Veio de Mercer o dinheiro que, junto com Steve Bannon, financiou a ascensão do Breitbart News como um dos principais porta-vozes da direita estadunidense. Bannon, por sua vez, fez fortuna investindo em papéis das indústrias cinematográfica e de jogos eletrônicos. Com certeza, boa parte da cornucópia que banca hoje em dia os discursos de ódio, o negacionismo, obscurantismo nas “redes sociais”, veio do fundo financeiro constituído naquela reunião na fazenda dos Koch. Ou seja, o que há de comum entre os Koch, Mercer, Bannon ou Musk é formarem uma oligarquia financeira cuja riqueza e poder se apoiam num regime político-econômico o mais desregulado e desregrado possível: o sonho daqueles libertários do Vale do Silício nos primórdios da indústria e economia digitais.
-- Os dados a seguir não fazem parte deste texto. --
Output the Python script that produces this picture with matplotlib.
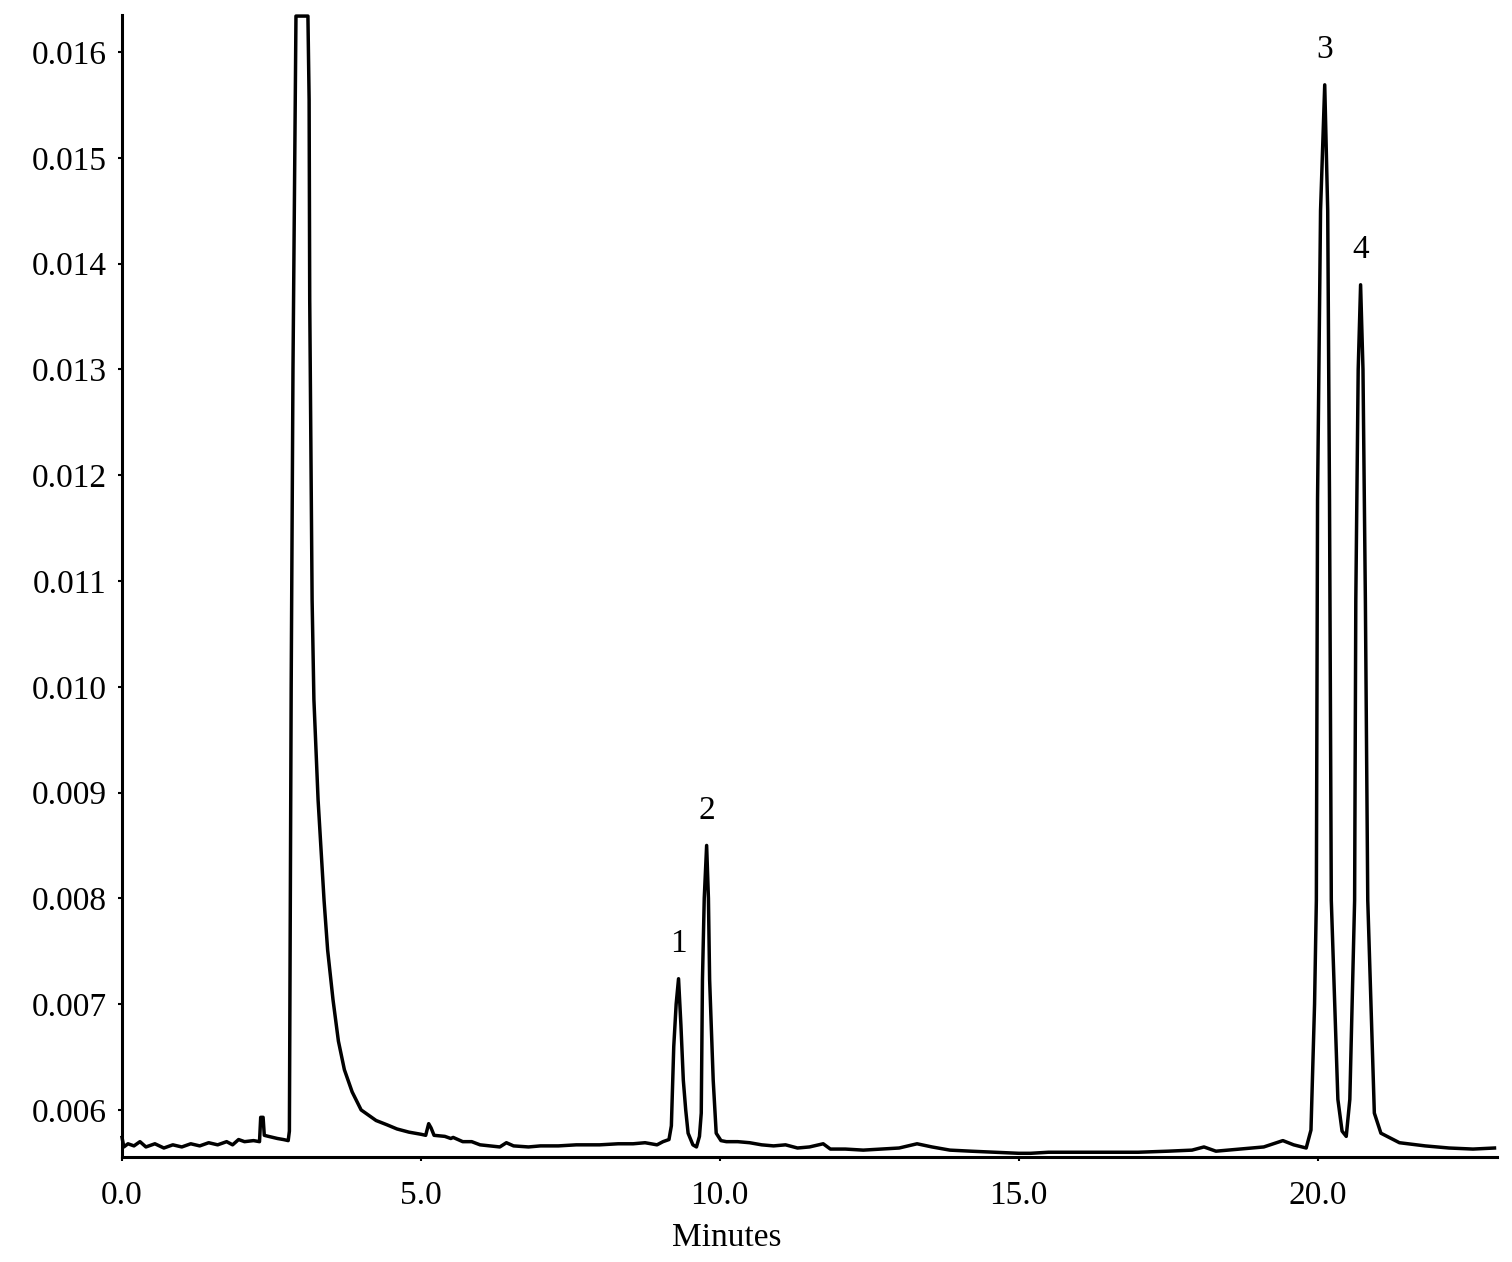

Já eram de direita, apenas não sabiam. Até porque não tinham então qualquer preocupação política e deviam olhar com algum desprezo para os outros cabeludos que preferiam fazer política em diretório estudantil a construir alguma maquineta original em seus alojamentos de estudantes.

Agora adultos e bilionários, tiraram as máscaras. Eles podem estar circunstancialmente divididos entre democratas e republicanos mas, como bem esclarece Pedro Dória no artigo citado, “todos acreditam em ambição pessoal, em trabalhar para crescer, na vitória do talento individual. Mas a partir daí, quem constrói algo que leva à capacidade de influir sobre o futuro de toda a sociedade pode tomar sozinho decisões a respeito de para onde vamos coletivamente?”. Talvez a resposta de cada um dependa mais do estilo pessoal, do que de reais diferenças ideológicas. Convenhamos, com Trump ou Harris, nada muda para esses bilionários, nem para os seus negócios. Pode ser que Musk, assim como também Jeff Bezos, interessados em automóveis elétricos e foguetes, vejam vantagens nas propostas protecionistas de Trump, enquanto que Gates ou Laurene Jobs, viúva do fundador da Apple, ainda prefiram o culturalmente sofisticado ambiente liberal progressista das elites urbanas de Nova York ou Los Angeles. Mas para o mundo, como mostra um conhecido meme, a diferença entre um bombardeiro B-52 republicano e o democrata são apenas as faixas arco-íris do estabilizador vertical do avião democrata.